My favorite American composer is Aaron Copeland. To understand why some may be shocked, you need to know some things about me and some things about Aaron Copeland.
I am a Southerner by birth (or by the grace of God as some would say), a Southern Baptist, a committed evangelical, and a registered Republican voter. I believe that government regulation of the economy should be minimal. I am for a small national government, and I believe most political and social issues are best decided locally. I love the Appalachian Mountains.
Aaron Copeland was born in Brooklyn. He was Jewish. He was also Socialist in his politics and apparently a practicing homosexual who despite the era in which he lived did not seem to worry about hiding that fact. His great work (and my favorite), Appalachian Spring, is not about the Appalachian Mountains.
And he is my favorite American composer. How can that be? His music, to be overly cliché, is awesome. It moves me as no other work by an American composer has.
There are two types of people who would find it shocking that someone like me would love Aaron Copeland’s music so much. On the right, there are conservatives who demand ideological purity, and where there is not purity, they withhold approval. They have to disapprove of every aspect of another person so long as any aspect of who they are does not line up with their views.

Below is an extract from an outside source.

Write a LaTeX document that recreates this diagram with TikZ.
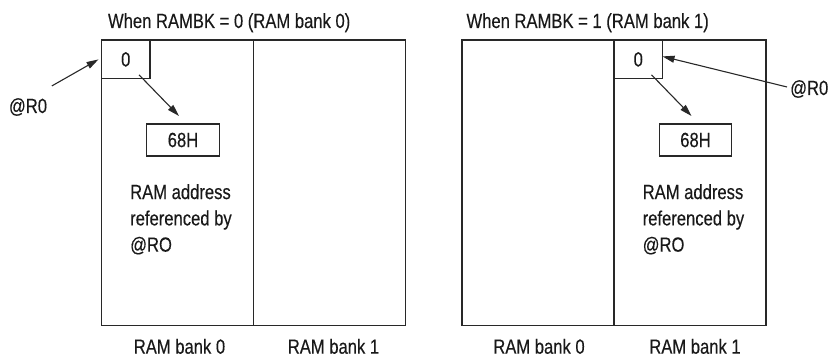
\documentclass[tikz,border=0pt]{standalone}
\usepackage{fontspec}
\setmainfont[FakeStretch=0.81,FakeBold=0.3]{Liberation Sans}
\usepackage{tikz}
\usetikzlibrary{arrows.meta,positioning,calc}
\definecolor{ink}{RGB}{40,40,40}
\definecolor{textgray}{RGB}{25,25,25}

\begin{document}
\begin{tikzpicture}[x=1pt,y=1pt,font=\fontsize{20.5}{26.3}\selectfont,text=textgray,
  bank/.style={draw=ink,line width=1.3pt,outer sep=0pt,inner sep=0pt,minimum width=152pt,minimum height=285.7pt},
  cell/.style={draw=ink,line width=1.2pt,outer sep=0pt,minimum width=#1,minimum height=#1*0.8},
  val/.style={draw=ink,line width=1.2pt,outer sep=0pt,minimum width=72.6pt,minimum height=32pt},
  lbl/.style={inner sep=0pt},
  arr/.style={draw=ink,line width=1.1pt,-{Triangle[length=12pt,width=7pt]}}
]
  \useasboundingbox (0,0) rectangle (832,-358);

  % left: RAMBK = 0
  \node[bank,anchor=north west] (lb0) at (101.5,-40) {};
  \node[bank,right=0pt of lb0] (lb1) {};
  \node[anchor=base west] (ltitle) at ([shift={(3pt,12pt)}]lb0.north west) {When RAMBK = 0 (RAM bank 0)};
  \node[cell=48.5pt,anchor=north west] (lc) at (lb0.north west) {0};
  \node[val,anchor=north] (lv) at ([shift={(81.5pt,-84pt)}]lb0.north west) {68H};
  \node[lbl,align=left,anchor=north west] (lt) at ([shift={(28.5pt,-144pt)}]lb0.north west) {RAM address\\referenced by\\@RO};
  \node[lbl,anchor=base] (lr) at (28,-113) {@R0};
  \node[anchor=base] (ln0) at ([shift={(2pt,-28pt)}]lb0.south) {RAM bank 0};
  \node[anchor=base] (ln1) at ([shift={(4pt,-28pt)}]lb1.south) {RAM bank 1};
  \draw[arr] ([shift={(4.6pt,12pt)}]lr.north east) -- ([xshift=-3pt]lc.west);
  \draw[arr] ([shift={(-11pt,4pt)}]lc.south east) -- ([shift={(-4pt,8pt)}]lv.north);

  % right: RAMBK = 1
  \node[bank,anchor=north west] (rb0) at (462,-40) {};
  \node[bank,right=0pt of rb0] (rb1) {};
  \node[anchor=base west] (rtitle) at ([shift={(1pt,12pt)}]rb0.north west) {When RAMBK = 1 (RAM bank 1)};
  \node[cell=48.5pt,anchor=north west] (rc) at (rb1.north west) {0};
  \node[val,anchor=north] (rv) at ([shift={(81.5pt,-84pt)}]rb1.north west) {68H};
  \node[lbl,align=left,anchor=north west] (rt) at ([shift={(28.5pt,-144pt)}]rb1.north west) {RAM address\\referenced by\\@RO};
  \node[lbl,anchor=base west] (rr) at (790,-95) {@R0};
  \node[anchor=base] (rn0) at ([shift={(1pt,-28pt)}]rb0.south) {RAM bank 0};
  \node[anchor=base] (rn1) at ([shift={(5pt,-28pt)}]rb1.south) {RAM bank 1};
  \draw[arr] ([shift={(-3pt,2pt)}]rr.west) -- ([yshift=3pt]rc.east);
  \draw[arr] ([shift={(-11pt,4pt)}]rc.south east) -- ([shift={(-4pt,8pt)}]rv.north);
\end{tikzpicture}
\end{document}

On the left, there are those who sneer at someone like me and say, “Obviously you don’t really believe what you say you believe. If you did, you would not like Aaron Copeland.” Their statement reveals more about how they view those who disagree with them than it does about me. They, like their conservative counterparts, demand absolute purity that oddly enough may manifest itself in a COEXIST bumper sticker.

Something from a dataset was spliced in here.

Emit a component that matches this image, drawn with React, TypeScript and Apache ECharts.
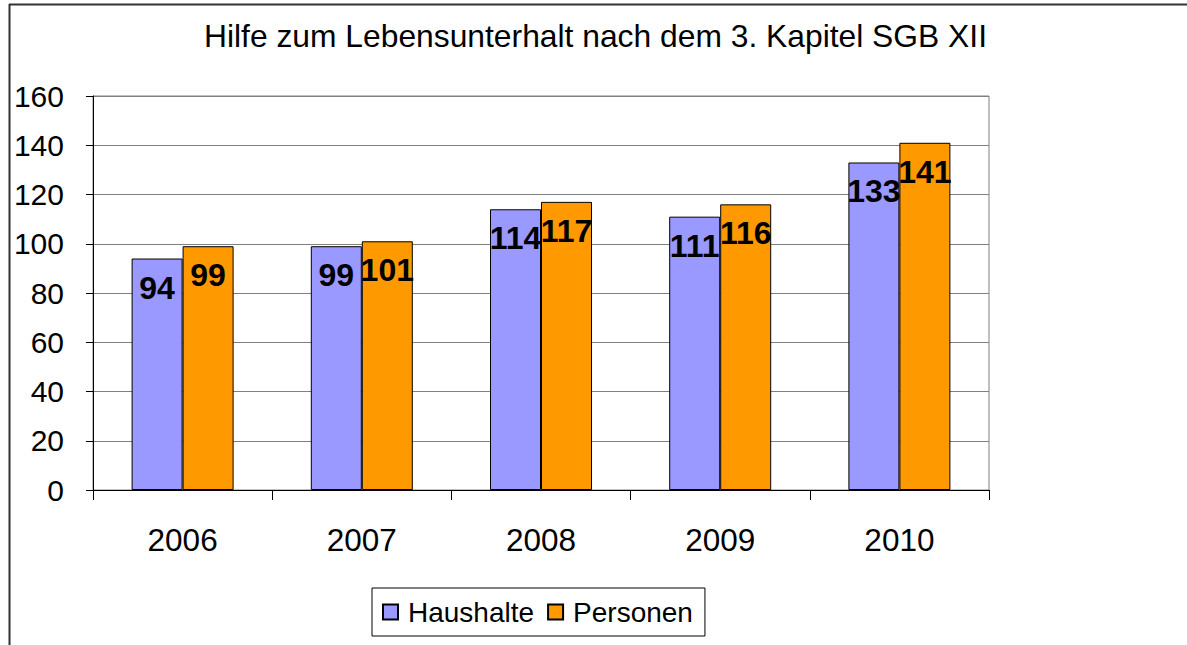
import React, { useEffect, useRef } from "react";
import * as echarts from "echarts";

const categories = ["2006", "2007", "2008", "2009", "2010"];
const haushalte = [94, 99, 114, 111, 133];
const personen = [99, 101, 117, 116, 141];
const titleText = "Hilfe zum Lebensunterhalt nach dem 3. Kapitel SGB XII";
const FONT = "'Liberation Sans', Arial, sans-serif";

export default function App() {
  const ref = useRef<HTMLDivElement>(null);
  useEffect(() => {
    if (!ref.current) return;
    const chart = echarts.init(ref.current, null, { renderer: "svg" });
    const label = {
      show: true,
      position: "insideTop",
      distance: 13,
      color: "#000",
      fontWeight: "bold",
      fontSize: 32,
      fontFamily: FONT,
    };
    chart.setOption({
      animation: false,
      backgroundColor: "#fff",
      textStyle: { fontFamily: FONT },
      title: {
        text: titleText,
        left: 199,
        top: 15,
        textStyle: { fontSize: 31.8, fontWeight: "normal", color: "#000", fontFamily: FONT },
      },
      grid: {
        left: 93,
        right: 198,
        top: 96,
        bottom: 155,
        show: true,
        borderColor: "#808080",
        borderWidth: 1,
      },
      legend: {
        left: 372,
        top: 588,
        padding: [10, 12, 10, 10],
        borderColor: "#000",
        borderWidth: 1,
        itemWidth: 15,
        itemHeight: 15,
        itemGap: 13,
        icon: "rect",
        textStyle: { fontSize: 28, color: "#000", fontFamily: FONT, padding: [0, 0, 0, 5] },
        data: ["Haushalte", "Personen"],
      },
      xAxis: {
        type: "category",
        data: categories,
        axisLine: { lineStyle: { color: "#000", width: 1 } },
        axisTick: { show: true, alignWithLabel: false, length: 10, lineStyle: { color: "#000" } },
        axisLabel: { fontSize: 31.5, color: "#000", margin: 34, fontFamily: FONT },
      },
      yAxis: {
        type: "value",
        min: 0,
        max: 160,
        interval: 20,
        axisLine: { show: true, lineStyle: { color: "#000", width: 1 } },
        axisTick: { show: true, length: 7, lineStyle: { color: "#000" } },
        axisLabel: { fontSize: 30, color: "#000", margin: 29, fontFamily: FONT },
        splitLine: { show: true, lineStyle: { color: "#808080", width: 1 } },
      },
      series: [
        {
          name: "Haushalte",
          type: "bar",
          data: haushalte,
          barWidth: 51,
          barGap: "0%",
          itemStyle: { color: "#9999FF", borderColor: "#000", borderWidth: 1 },
          label,
        },
        {
          name: "Personen",
          type: "bar",
          data: personen,
          barWidth: 51,
          barGap: "0%",
          itemStyle: { color: "#FF9900", borderColor: "#000", borderWidth: 1 },
          label,
        },
      ],
      graphic: [
        { type: "line", shape: { x1: 9.5, y1: 4, x2: 9.5, y2: 645 }, style: { stroke: "#333", lineWidth: 2 } },
        { type: "line", shape: { x1: 9, y1: 4.5, x2: 1187, y2: 4.5 }, style: { stroke: "#333", lineWidth: 2 } },
      ],
    });
    return () => chart.dispose();
  }, []);
  return (
    <div
      ref={ref}
      style={{ position: "fixed", left: 0, top: 0, width: 1187, height: 645 }}
    />
  );
}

I can picture a socialist Aaron Copeland agreeing with the character in Fiddler on the Roof (the only musical I can stomach by the way) who said that everything is political. To me everything is theological. I can appreciate Aaron Copeland’s music because of the image of God.
God created Adam in His image. Though marred by sin, that image is still present in every human being. I believe that is why, as image-bearers every human being is capable of having a sense of what is moral, a sense of what is glorious, a sense of what is honorable, and a sense of what is beautiful. As an image-bearer Aaron Copeland could write beautiful music. As and image-bearer I can appreciate his music.
I am not suggesting that the image of God within each person warrants a belief in universalism or inclusivism in regards to salvation. Nor am I suggesting that Aaron Copeland was not a sinner in need of salvation through Jesus Christ. Nor am I condoning his sins.
What I am saying is that I can appreciate his music because despite whatever else his life may have been, his music reflected the beauty and majesty of God’s glory. The only reason that any us, follower of Jesus or not, can create that which is beautiful is that we are God’s image-bearers.
This belief in the image of God has two implications for followers of Jesus Christ. One is that we should learn to recognize that others are image-bearers though that image is marred within them. We should appreciate and celebrate the creation of beauty that reflects God’s glory wherever we find it. Second, Christians should live as those whom are having the image of God restored within them. In our work, creativity, and life, we should live to reflect God’s glory. We should strive for excellence in all we do for the sake of God’s glory, because more than others, we should be aware of God’s image within us.